CHP'den TDK Başkanı'na yanıt

"Düzeysiz ve saygısız bir üslupla kendisini aklamaya çalışmıştır"

YAYINLAMA
GÜNCELLEME

ANKARA - CHP'li milletvekilleri, Türk Dil Kurumu Başkanı Mustafa Kaçalin'in, "Kurumumuzu bastılar" sözüne, "Düzeysiz ve saygısız bir üslupla kendisini aklamaya çalışmıştır" yanıtı geldi. 

CHP İstanbul Milletvekili Nur Serter, Eskişehir Milletvekili Süheyl Batum, Uşak Milletvekili Dilek Akagün Yılmaz ve Antalya Milletvekili Gürkut Acar, Türk Dil Kurumu Başkanı Mustafa Kaçalin'ın "Kurumumuzu bastılar" şeklindeki açıklamasına ortak yazılı açıklama ile yanıt verdi. 
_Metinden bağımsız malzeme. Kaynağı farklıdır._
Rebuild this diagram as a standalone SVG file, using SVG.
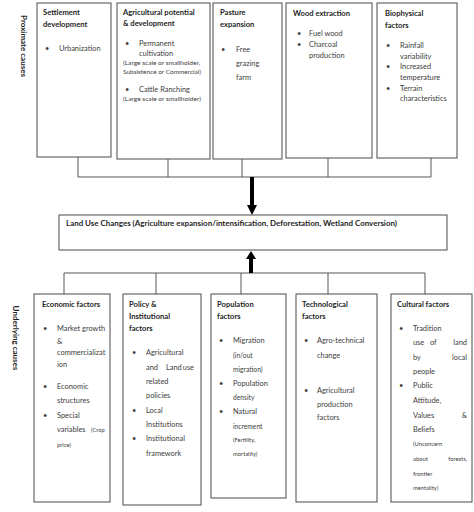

Kaçalin'in 22 Temmuz 2013 tarihinde yaptığı basın açıklamasında CHP milletvekillerine açıkça hakaret ettiğini belirten CHP milletvekilleri, "Düzeysiz ve saygısız bir üslupla kendisini aklamaya çalışmıştır. Bu talihsiz açıklama ile Kaçalin'in konuyu çarpıtmaya çalışması, esas yanıtlaması gereken sorudan kaçma çabalarının ürünüdür" dedi. 

Açıklamada şu ifadeler yer aldı: 
"Prof. Dr. Kaçalin'in yanıtlaması gereken esas soru, dünyanın hiçbir sözlüğünde yer almayan bir darbe tanımının nasıl olup da TDK sözlüğüne girdiğidir. 
Darbe tanımına eklenti yaparak ‘demokratik yollardan hükümeti istifa ettirme' kavramını darbe kapsamına sokan Türk Dil Kurumu yönetiminin, bunun gerekçesini kamuoyuna açıklamaktan kaçması dikkat çekicidir. 

CHP milletvekillerini Türk Dil Kurumu'na baskın yapmakla suçlamak Türk Dil Kurumu Başkanının hakkı ve haddi değildir. Çünkü Türk Dil Kurumu, Başkan'ın özel mülkü olmadığı gibi, Büyük Atatürk'ün milletine yüce bir emaneti olup, CHP milletvekillerinin Türk Dil Kurumu'nu ziyaret için kimseden izin isteme zorunluluğu bulunmamaktadır. 

Kaldı ki CHP Grup Başkanvekilliği olarak, CHP'yi temsilen görevlendiren milletvekillerinin kurum başkanı ile görüşmesi için gün boyu randevu talep edilmiştir. 
Randevu talebine karşı çeşitli bahaneler üreten, çok meşgul olduğunu söyleyerek görüşmekten kaçan Kaçalin, saat 16.00'da yapılan ziyarette de kendisi ve tüm kurum yetkilileri için ‘yok' dedirterek görüşme ricalarımızı saygısız bir biçimde geri çevirmiştir. 

Türk Dil Kurumu Başkanı'nın 18 gün sonra konuyu gündeme taşıması ve niyet okuma yöntemi ile 'çapulcu' kelimesinin tanımını da buna eklemesi dikkat çekicidir. 
Milli iradenin temsilcilerinden kaçan, sonrada konuyu çarpıtarak basın açıklaması yapan Türk Dil Kurumu Başkanı, siyaseti Türk Dil Kurumu'na egemen kılmanın hesabını verecektir."